Pues sí, ya tenemos a Trump para un buen rato. En mis delicados oídos no paran de sonar las admoniciones agoreras que nos vaticinan cataclismos en el orden mundial, el derecho internacional, la geopolítica, el comercio, la ecología, el cambio climático… A mí, que soy de natural pusilánime, se me tambalea el propósito de Año Nuevo de mirar la vida con pensamiento positivo, y me autoengaño preguntándome a mí mismo si no habrá algún posible lado bueno que ver en la llegada del nuevo-viejo presidente. Por ejemplo, si su rol de bully planetario no habrá acaso favorecido el alto el fuego en Gaza. Pero cuando se lo comento a algunos de mis amigos que acamparon en los campus universitarios el pasado verano, casi me escupen.
Verdaderamente, que un condenado por la justicia alcance el
máximo poder en el país más poderoso del planeta, que se precia además de tener
la más añeja tradición democrática, no dice mucho de la salud de esta. Porque
no cabe duda de que es la aplastante mayoría del pueblo norteamericano quien le
ha puesto allí, y no cuatro hillbillies
recalcitrantes.
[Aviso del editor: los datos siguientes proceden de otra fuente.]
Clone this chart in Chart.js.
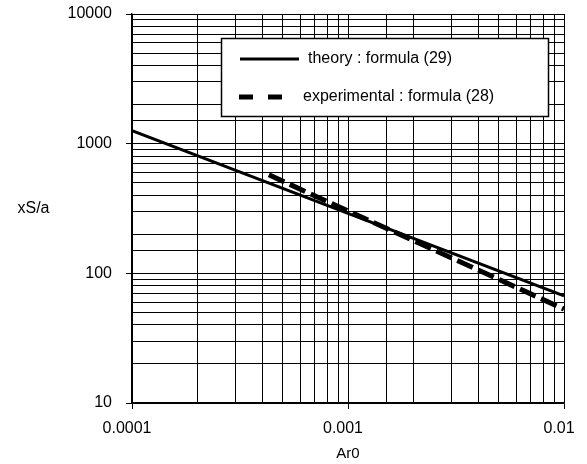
<!DOCTYPE html>
<html>
<head>
<meta charset="utf-8">
<script src="https://cdn.jsdelivr.net/npm/chart.js@4/dist/chart.umd.min.js"></script>
<style>
html,body{margin:0;padding:0;background:#fff;}
#wrap{width:587px;height:464px;}
</style>
</head>
<body>
<div id="wrap"><canvas id="c" width="587" height="464"></canvas></div>
<script>
// ---- data ----
const theoryLabel = 'theory : formula (29)';
const theoryX = [0.0001, 0.001, 0.01];
const theoryY = [1260, 290, 67];

const expLabel = 'experimental : formula (28)';
const expX = [0.00043, 0.001, 0.003, 0.01];
const expY = [575, 303, 132, 53];

const xTickLabels = ['0.0001', '0.001', '0.01'];
const yTickLabels = ['10', '100', '1000', '10000'];
const xTitle = 'Ar0';
const yTitle = 'xS/a';

const FONT = "'Liberation Sans', Arial, sans-serif";

function isDecade(v) {
  const l = Math.log10(v);
  return Math.abs(l - Math.round(l)) < 1e-9;
}
function decadeLabel(v, labels) {
  if (!isDecade(v)) return '';
  for (const s of labels) {
    if (Math.abs(parseFloat(s) - v) / v < 1e-9) return s;
  }
  return '';
}

const customPlugin = {
  id: 'custom',
  beforeDraw(chart) {
    const ctx = chart.ctx;
    ctx.save();
    ctx.fillStyle = '#fff';
    ctx.fillRect(0, 0, chart.width, chart.height);
    ctx.restore();
  },
  afterDraw(chart) {
    const ctx = chart.ctx;
    ctx.save();
    // y title (horizontal)
    ctx.fillStyle = '#000';
    ctx.font = '16px ' + FONT;
    ctx.textAlign = 'center';
    ctx.textBaseline = 'middle';
    ctx.fillText(yTitle, 33.5, 209);

    // legend box
    const bx = 221.5, by = 38.5, bw = 327, bh = 78;
    ctx.fillStyle = '#fff';
    ctx.fillRect(bx, by, bw, bh);
    ctx.strokeStyle = '#000';
    ctx.lineWidth = 1.5;
    ctx.strokeRect(bx, by, bw, bh);

    const ds = chart.data.datasets;
    // theory sample
    ctx.beginPath();
    ctx.lineWidth = ds[0].borderWidth;
    ctx.setLineDash([]);
    ctx.moveTo(240, 59);
    ctx.lineTo(299, 59);
    ctx.stroke();
    ctx.fillStyle = '#000';
    ctx.textAlign = 'left';
    ctx.textBaseline = 'middle';
    ctx.font = '16px ' + FONT;
    ctx.fillText(ds[0].label, 308, 59);

    // experimental sample
    ctx.beginPath();
    ctx.lineWidth = ds[1].borderWidth;
    ctx.setLineDash([14, 15]);
    ctx.moveTo(239, 97);
    ctx.lineTo(284, 97);
    ctx.stroke();
    ctx.setLineDash([]);
    ctx.fillText(ds[1].label, 303, 97);
    ctx.restore();
  }
};

const tickColorFn = (c) => (c.tick && isDecade(c.tick.value)) ? '#000' : 'rgba(0,0,0,0)';
function zeroPad(s) { s.paddingTop = 0; s.paddingBottom = 0; s.paddingLeft = 0; s.paddingRight = 0; }

new Chart(document.getElementById('c'), {
  type: 'line',
  data: {
    datasets: [
      {
        label: theoryLabel,
        data: theoryX.map((x, i) => ({x: x, y: theoryY[i]})),
        borderColor: '#000',
        borderWidth: 3,
        pointRadius: 0,
        fill: false,
        tension: 0
      },
      {
        label: expLabel,
        data: expX.map((x, i) => ({x: x, y: expY[i]})),
        borderColor: '#000',
        borderWidth: 5,
        borderDash: [17, 6],
        borderCapStyle: 'butt',
        pointRadius: 0,
        fill: false,
        tension: 0
      }
    ]
  },
  options: {
    responsive: false,
    animation: false,
    devicePixelRatio: 1,
    layout: { padding: { top: 14, right: 23, left: 0, bottom: 0 } },
    plugins: {
      legend: { display: false },
      tooltip: { enabled: false }
    },
    scales: {
      x: {
        type: 'logarithmic',
        position: 'bottom',
        min: 0.0001,
        max: 0.01,
        afterFit(s) { s.height = 61; zeroPad(s); },
        grid: {
          color: '#000',
          lineWidth: 1,
          drawTicks: true,
          tickLength: 6,
          tickColor: tickColorFn,
          tickWidth: 1
        },
        border: { display: true, color: '#000', width: 1.5 },
        ticks: {
          autoSkip: false,
          maxRotation: 0,
          minRotation: 0,
          padding: 10,
          labelOffset: -5,
          color: '#000',
          font: { family: FONT, size: 16 },
          callback: (v) => decadeLabel(v, xTickLabels)
        },
        title: {
          display: true,
          text: xTitle,
          color: '#000',
          font: { family: FONT, size: 15 },
          padding: { top: 0, bottom: 1 }
        }
      },
      y: {
        type: 'logarithmic',
        position: 'left',
        min: 10,
        max: 10000,
        afterFit(s) { s.width = 132; zeroPad(s); },
        grid: {
          color: '#000',
          lineWidth: 1,
          drawTicks: true,
          tickLength: 6,
          tickColor: tickColorFn,
          tickWidth: 1
        },
        border: { display: true, color: '#000', width: 1.5 },
        ticks: {
          autoSkip: false,
          padding: 14,
          color: '#000',
          font: { family: FONT, size: 16 },
          callback: (v) => decadeLabel(v, yTickLabels)
        }
      }
    }
  },
  plugins: [customPlugin]
});
</script>
</body>
</html>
Y sí, es escandaloso que el historial delictivo de un candidato
presidencial no suponga obstáculo significativo para ser (re)elegido por las
masas. Como tampoco pasa con Lula da Silva en Brasil, condenado a nueve años
por corrupción y blanqueo, y sin embargo aclamado como una deseable alternativa
al facha de Bolsonaro.
En América no escasean los dirigentes condenados por la
justicia: pensemos en los sucesivos mandatarios de Perú (Fujimori, Toledo, García,
Humala), de Honduras (Callejas), El Salvador (Flores), Panamá (Martinelli), o Guatemala
(Pérez Molina). Pero, al menos, en estos países el sistema ha conseguido
remover en algún momento a los corruptos. En otros como Venezuela, Nicaragua o
Cuba el dirigente se adhiere al trono, persuadido de que el pueblo no sabe
elegir y de que lo que sale en las papeletas no vale ni como papel reciclable.
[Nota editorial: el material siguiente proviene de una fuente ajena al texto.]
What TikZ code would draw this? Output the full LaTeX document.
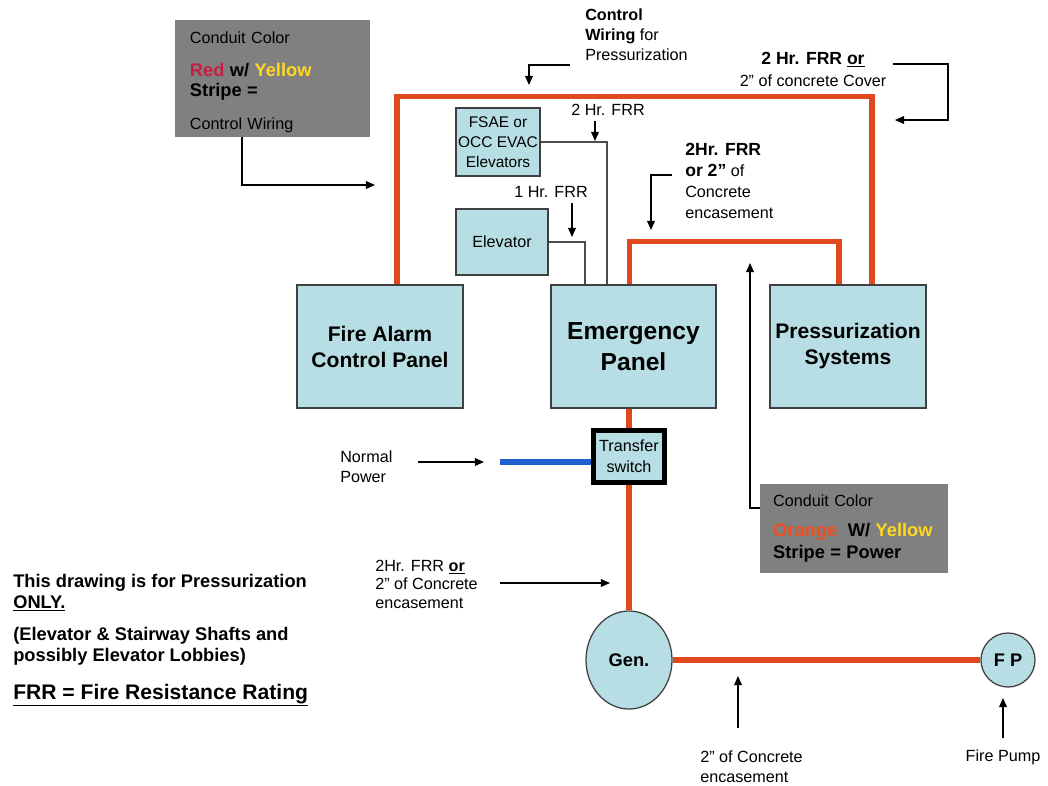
\documentclass[tikz,border=0pt]{standalone}
\usepackage{fontspec}
\setmainfont{Liberation Sans}
\usepackage{tikz}
\usetikzlibrary{arrows.meta, shapes.geometric}
\definecolor{panelblue}{RGB}{183,222,228}
\definecolor{keygray}{RGB}{128,128,128}
\definecolor{conduit}{RGB}{226,72,30}
\definecolor{normblue}{RGB}{30,95,205}
\definecolor{redtxt}{RGB}{200,30,70}
\definecolor{yellowtxt}{RGB}{255,215,30}
\definecolor{orangetxt}{RGB}{235,80,30}
\newcommand{\lbl}{\fontsize{11.5}{14.2}\selectfont}
\newcommand{\lblb}{\fontsize{12.5}{15}\selectfont\bfseries}
\newcommand{\keyb}{\fontsize{13}{14}\selectfont\bfseries}
\newcommand{\panelfont}{\fontsize{15}{18.5}\selectfont\bfseries}

\begin{document}
\begin{tikzpicture}[x=0.025cm, y=-0.025cm,
  panel/.style={draw=black!75, line width=0.9pt, fill=panelblue, align=center,
                minimum height=3.075cm, font=\panelfont},
  smallbox/.style={draw=black!75, line width=0.9pt, fill=panelblue, align=center,
                   inner sep=0pt, font=\lbl},
  keybox/.style={fill=keygray, align=left, inner xsep=0.3cm, inner ysep=0pt, font=\lbl},
  txt/.style={align=left, inner sep=0pt, font=\lbl},
  ann/.style={-{Triangle[length=6.5pt, width=5.5pt]}, line width=0.9pt},
  wire/.style={conduit, line width=3.6pt},
  thinwire/.style={black!70, line width=0.9pt},
]
  \useasboundingbox (0,0) rectangle (1048,785);

  % conduit colour keys
  \node[keybox, inner xsep=0.375cm, text width=4.125cm, minimum height=2.925cm] (cbox1) at (272.5,78.5)
    {\rule{0pt}{14pt}Conduit Color\\[9pt]
     {\keyb\textcolor{redtxt}{Red} w/ \textcolor{yellowtxt}{Yellow}}\\
     {\keyb Stripe =}\\[9.5pt]
     Control Wiring};
  \node[keybox, inner xsep=0.33cm, text width=4.04cm, minimum height=2.225cm] (cbox2) at (854,528.5)
    {Conduit Color\\[7.5pt]
     {\keyb\textcolor{orangetxt}{Orange}\ \ W/ \textcolor{yellowtxt}{Yellow}}\\[1.5pt]
     {\keyb Stripe = Power}};

  % equipment
  \node[panel, minimum width=4.15cm] (facp) at (380,346.5) {Fire Alarm\\Control Panel};
  \node[panel, minimum width=4.125cm, font=\fontsize{17.5}{22}\selectfont\bfseries]
    (ep) at (633.5,346.5) {Emergency\\Panel};
  \node[panel, minimum width=3.9cm] (press) at (848,346.5) {Pressurization\\Systems};
  \node[smallbox, minimum width=2.1cm, minimum height=1.7cm, font=\fontsize{11}{14.2}\selectfont]
    (fsae) at (498,142) {FSAE or\\OCC EVAC\\Elevators};
  \node[smallbox, minimum width=2.3cm, minimum height=1.65cm] (elev) at (502,242) {Elevator};
  \node[smallbox, draw=black, line width=3.5pt, minimum width=1.775cm, minimum height=1.3cm,
        font=\fontsize{11.5}{15}\selectfont] (ts) at (629,456.5) {Transfer\\switch};
  \node[ellipse, draw=black!75, line width=0.9pt, fill=panelblue, minimum width=2.15cm,
        minimum height=2.45cm, inner sep=0pt, font=\keyb] (gen) at (629,660) {Gen.};
  \node[circle, draw=black!75, line width=0.9pt, fill=panelblue, minimum size=1.35cm,
        inner sep=0pt, font=\keyb] (fp) at (1008,660) {F P};

  % conduits
  \draw[wire] ([xshift=0.425cm]facp.north) -- ++(0,-188) -| ([xshift=0.6cm]press.north);
  \draw[wire] ([xshift=-0.1cm]ep.north) -- ++(0,-43) -| ([xshift=-0.225cm]press.north);
  \draw[wire] (ts.north) -- (ts.north |- ep.south);
  \draw[wire] (ts.south) -- (ts.south |- gen.north);
  \draw[wire] (gen.east) -- (fp.west);
  \coordinate (normend) at (500,462);
  \draw[normblue, line width=3.6pt] (normend) -- (normend -| ts.west);
  \draw[thinwire] (fsae.east) -| ([xshift=-0.6625cm]ep.north);
  \draw[thinwire] (elev.east) -| ([xshift=-1.21cm]ep.north);

  % labels
  \node[txt, anchor=west] (cwlbl) at (585,35) {\textbf{Control}\\\textbf{Wiring} for\\Pressurization};
  \node[txt, align=center] (coverlbl) at (813,69) {{\lblb 2 Hr. FRR \underline{or}}\\[1.4pt]2” of concrete Cover};
  \node[txt] (frr2lbl) at (608,110) {2 Hr. FRR};
  \node[txt] (frr1lbl) at (551,192) {1 Hr. FRR};
  \node[txt, anchor=west, font=\fontsize{11.5}{15}\selectfont] (encllbl) at (685,181)
    {{\lblb 2Hr. FRR}\\{\lblb or 2”} of\\Concrete\\encasement};
  \node[txt, anchor=west] (normlbl) at (340,467) {Normal\\Power};
  \node[txt, anchor=west, font=\fontsize{11.5}{13.2}\selectfont] (frrlowlbl) at (375,584)
    {2Hr. FRR \textbf{\underline{or}}\\2” of Concrete\\encasement};
  \node[txt, anchor=west] (concbotlbl) at (700,767) {2” of Concrete\\encasement};
  \node[txt] (fplbl) at (1003,757) {Fire Pump};

  \node[txt, anchor=west, font=\fontsize{13}{15}\selectfont\bfseries] (note1) at (13,592.5)
    {This drawing is for Pressurization\\\underline{ONLY.}};
  \node[txt, anchor=west, font=\fontsize{13}{15}\selectfont\bfseries] (note2) at (13,646.5)
    {(Elevator \& Stairway Shafts and\\possibly Elevator Lobbies)};
  \node[txt, anchor=west, font=\fontsize{15}{18}\selectfont\bfseries] (note3) at (13,695)
    {\underline{FRR = Fire Resistance Rating}};

  % pointer arrows
  \coordinate (key1from) at (242,137);  \coordinate (key1to) at (375,185);
  \coordinate (cwfrom) at (570,65);     \coordinate (cwto) at (529,85);
  \coordinate (coverfrom) at (893,64);  \coordinate (coverto) at (895,120);
  \coordinate (frr2from) at (595,121);  \coordinate (frr2to) at (595,141);
  \coordinate (frr1from) at (572,203);  \coordinate (frr1to) at (572,237);
  \coordinate (enclfrom) at (672,175);  \coordinate (enclto) at (651,230);
  \coordinate (key2from) at (760,508);  \coordinate (key2to) at (750,263);
  \coordinate (normfrom) at (418,462);  \coordinate (normto) at (484,462);
  \coordinate (frrlowfrom) at (500,583); \coordinate (frrlowto) at (610,583);
  \coordinate (concfrom) at (738,728);  \coordinate (concto) at (738,676);
  \coordinate (fpfrom) at (1003,738);   \coordinate (fpto) at (1003,698);

  \draw[ann] (key1from) |- (key1to);
  \draw[ann] (cwfrom) -| (cwto);
  \draw[ann] (coverfrom) -- ++(55,0) |- (coverto);
  \draw[ann] (frr2from) -- (frr2to);
  \draw[ann] (frr1from) -- (frr1to);
  \draw[ann] (enclfrom) -| (enclto);
  \draw[ann] (key2from) -| (key2to);
  \draw[ann] (normfrom) -- (normto);
  \draw[ann] (frrlowfrom) -- (frrlowto);
  \draw[ann] (concfrom) -- (concto);
  \draw[ann] (fpfrom) -- (fpto);
\end{tikzpicture}
\end{document}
Socialismo o muerte, declaraba Hugo Chávez, el predecesor de Maduro en el trono
hereditario, algo que siempre me recuerda el chiste malo de “Susto o muerte” (“Pues
haber preferido muerte”, contesta el pánfilo que plantea el dilema). Quizá una
vez que pasen los fríos invernales se podría montar otra acampada en el campus
para protestar por los casi nueve millones de venezolanos que se han visto
obligados a exiliarse de su país. Es solo una sugerencia.
Y hablando de dictadores, es conmovedor que el gobierno de
España haya programado con fondos públicos un centenar de eventos para
conmemorar el cincuenta aniversario de la muerte del que no nos dejan olvidar.
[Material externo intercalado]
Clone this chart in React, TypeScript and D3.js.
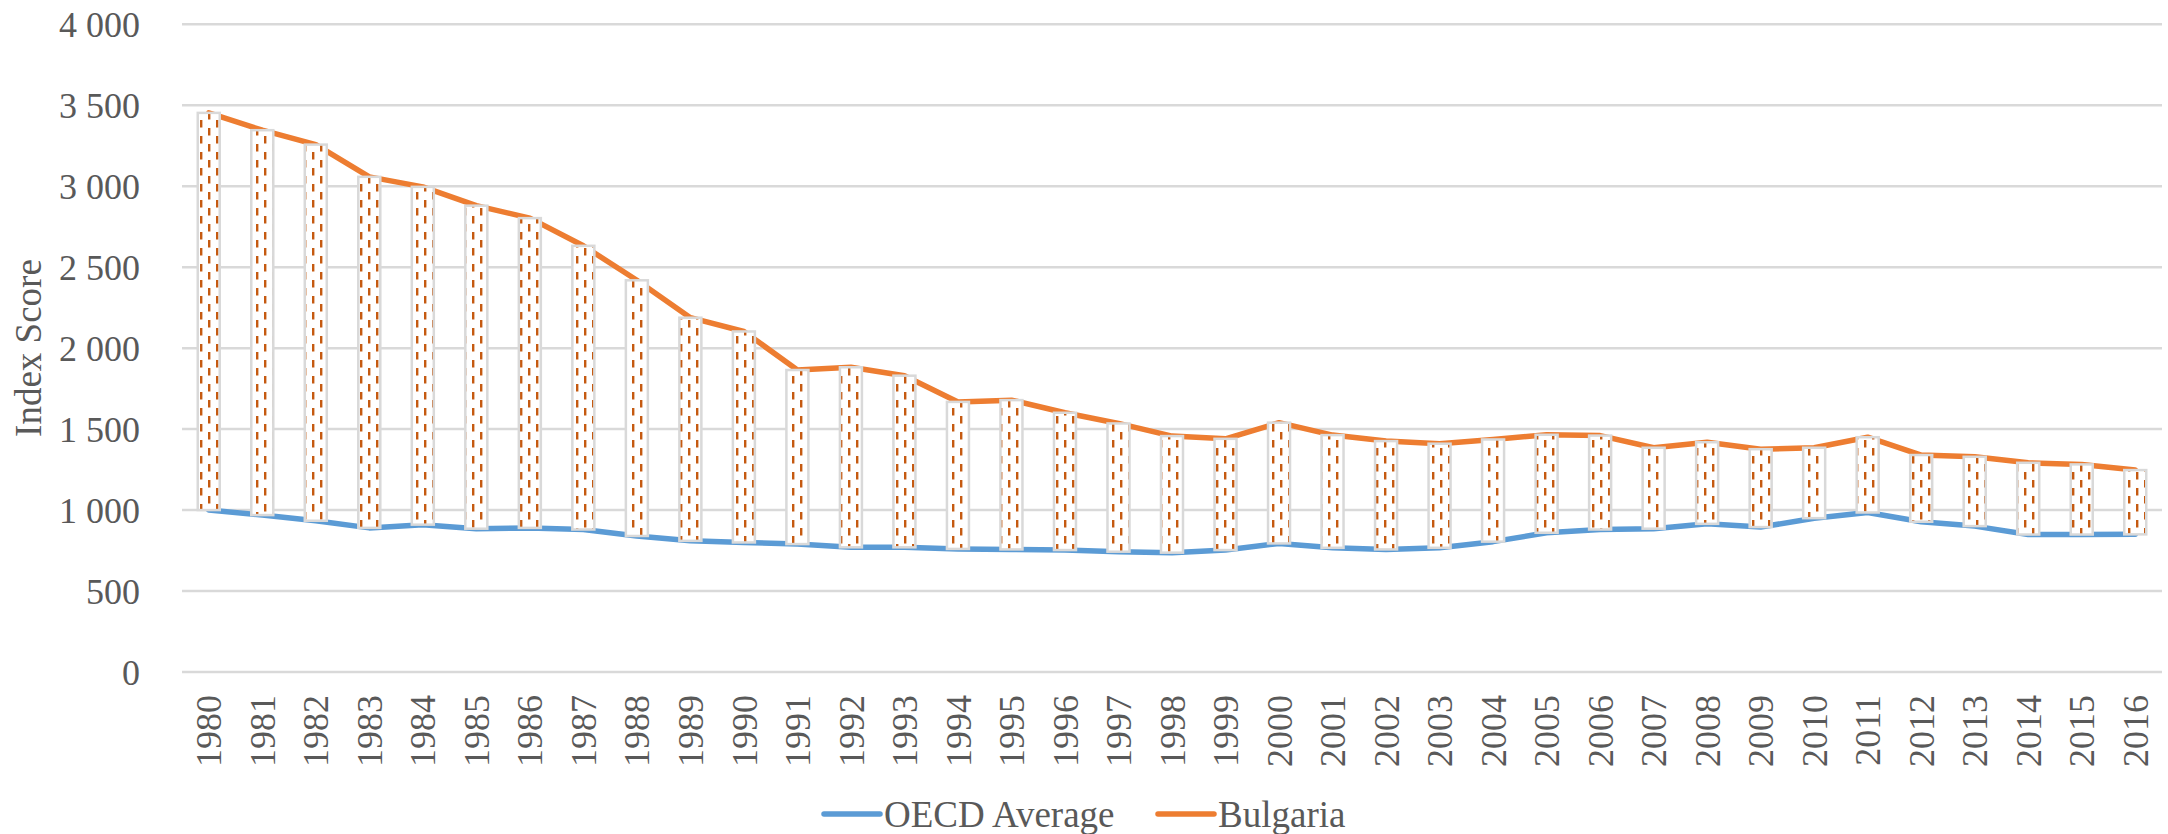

Aunque sin duda la mejor forma de conmemorar a un dictador, además de
pintarrajear sus retratos, es prolongar su legado: controlar la judicatura, la
prensa, la televisión pública (y privada), la fiscalía, los tribunales, colocar
adeptos al régimen en cargos públicos de responsabilidad e incluso en empresas como
Telefónica, cubrir la cleptocracia familiar, indultar a sus afines… ¿Podría ser
que el afán por no dejarnos olvidar a Franco se inspire en un atávico deseo de
ser como él? ¿Algo así como lo que cantaba King Louie en la versión Disney de El libro de la selva, con o sin el du-bi-dú?